The week had good and bad news for South Africans with a 25 basis point cut in the repo rate but a US tariff of 30%.

It was a busy economic week, but everybody agrees that everything else was overshadowed by the latest US tariff announcement from the White House, which slapped a 30% tariff on South Africa that will apply from 7 August.
Tracey-Lee Solomon, an economist at the Bureau for Economic Research (BER), says the unanimous decision of the Monetary Policy Committee (MPC) of the South African Reserve Bank (Sarb) to cut the repo rate by 25 basis points to 7%, bringing the prime rate to 10.5%, was also important.
Then the White House announced its sweeping new trade policy in the early hours of Friday morning, with a tariff of 30% for South Africa.
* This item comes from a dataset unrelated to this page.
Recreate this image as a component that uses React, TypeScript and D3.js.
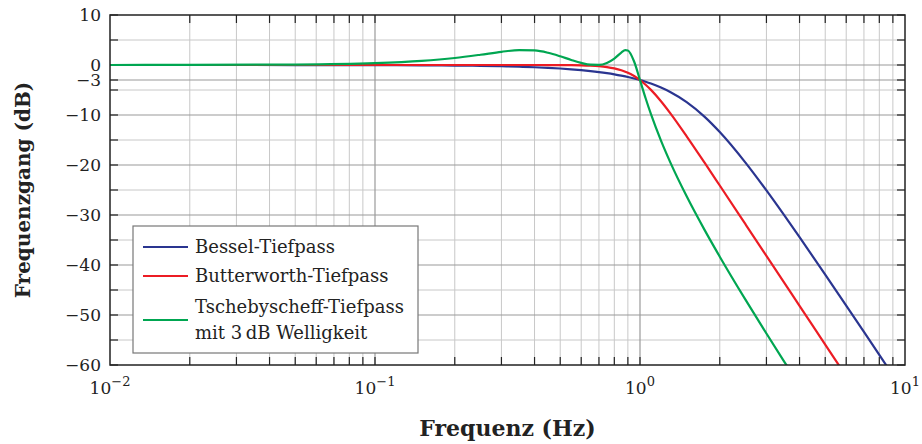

This had an immediate effect on commodity prices and the rand.
Solomon says Brent crude traded above $73 a barrel after President Donald Trump threatened to impose tariffs on Indian exports and penalties for its Russian oil purchases, she says.
“Trump also warned of tariffs on Moscow unless a swift truce in Ukraine is reached, potentially triggering secondary sanctions on buyers of Russian crude. This move would likely result in more demand for non-Russian crude, lifting prices.”
“The rand weakened by 2.8% against the US dollar, weighed down by broad dollar strength and South Africa’s failure to secure a more favourable trade deal with the US, which likely added to negative sentiment.”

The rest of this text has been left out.